Last week I went on vacation to the beach with my husband and another couple, who are one of our best friends. Overall, we had a great time; we had perfect weather and it was a great few days of some much needed rest and relaxation, with only one minor incident that left me a little sour. I won’t draw out the story with all the details, but to make a long story short, me and my friend were trying to pull into a parking lot of our destination next to the main road where a cop was directing traffic. There were no “enter/exit” signs to the parking lot and we were confused on to what exactly he was wanting us to do, so we pulled into the first driveway of the parking lot and found an open spot.
The cop did not appreciate that.
He confronted us in the parking lot and despite our apologetic and respectful response, he was livid and made sure we knew how livid he was. After a few minutes of a lecture and a threat of a $200 ticket, we walked into our destination feeling dejected and a little embarrassed.
Don’t get me wrong, I understand the importance of letting us know how we messed up, but the degree and tone of the conversation felt more like we were getting the brunt of someone else’s bad day.
As much as I did not enjoy that experience, it challenged me to reflect on how I would handle that situation if roles were reversed.
As business owners, leaders, parents, and just people in general, you are going to have to confront someone about something at some point. It may be small tweak or adjustment that needs to be made or it may be a big issue that is going to be tough to tackle. The important thing about confrontation is not only doing it, but what is the manner in which it is being done.
How are you approaching it?
Let’s be real. It’s not easy. It’s uncomfortable and sometimes super awkward. If we are not careful with the way we confront people, we can leave a bad taste in someone’s mouth and possibly even burn a bridge. The word confrontation already has a negative connotation to it.
One definition describes it as “a hostile or argumentative meeting”.
So as business owners and leaders, why not try a different approach. Instead of viewing the conversation as a dreaded confrontation, view it as a necessary, constructive communication. You may have bad experiences in the past with this, so here are a few tips to change the posture of the conversation to where it is more productive and less hostile.
1) Do not enter the conversation in a high emotional state. Take some time to take a step back, gather your thoughts and approach the situation in a calm manner. This will allow for a more clear and constructive dialogue rather than becoming an escalated screaming match.
2) Know your audience. When approaching the conversation, know who you are talking to and how they generally handle feedback. By understanding your employees and how they respond to feedback will help you navigate the conversation in order to allow for a more productive conversation.
3) Communicate Clearly.
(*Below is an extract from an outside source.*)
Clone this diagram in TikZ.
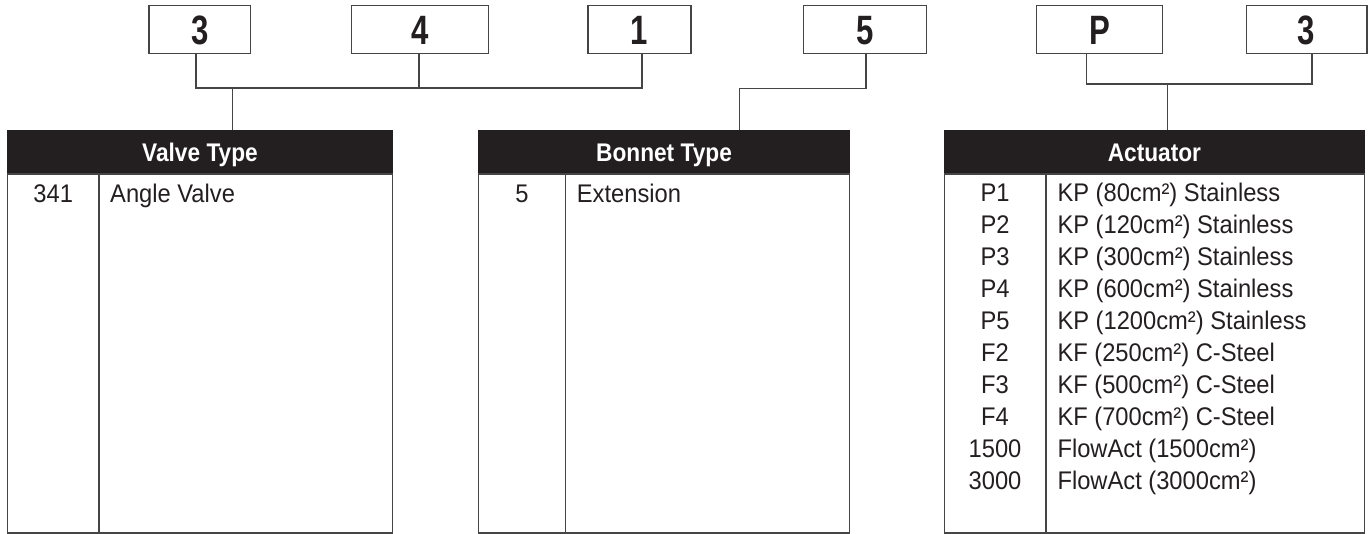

Be clear and specific on what the issue(s) is that you are addressing. Communicate clearly what your expectations are moving forward in order to prevent another repetitive conversation.
4) Solicit Feedback. Give the person an opportunity to give feedback or their perspective. You may discover underlying factors that you were not aware of and can change the course of plan going forward. This also gives them an opportunity to be heard and feel that their voice matters as well.
5) Move forward in a positive note. While this may not always be the case, try to end the conversation in a positive, uplifting manner that releases the tension. This could be setting different goals or making a game plan to move forward.
And lastly and most importantly:
6) Don’t avoid it. Believe me, I have learned this the hard way. The more you avoid the conversation, the more it builds up inside until you’ve reached the tipping point. That usually leads to an explosion of issues that have been pressing you for the last several months. This is not fair to the person you are confronting nor is it a healthy practice for communication. Also viewing it in a biblical perspective, this is not obedient to how God has called us to act. By letting bitterness and anger harbor inside us, we are allowing ourselves to feel more tension and less peace.
“In your anger do not sin” Do not let the sun go down while you are still angry, and do not give the devil a foothold.”Ephesians 4: 26-27
So, let’s change the perspective. Instead of viewing confrontation as a necessary evil that you avoid until is unavoidable and end up approaching it in a way that is unhealthy and unproductive, view it as an opportunity. It is an opportunity to be proactive in the way you communicate, lead and challenge not only your employees, but also yourself to grow. Not only that, but as Christian business owners and leaders, be aware and obedient to how God has called you to lead your business, setting an example for your employees and others, so that they can see Christ in your words and actions.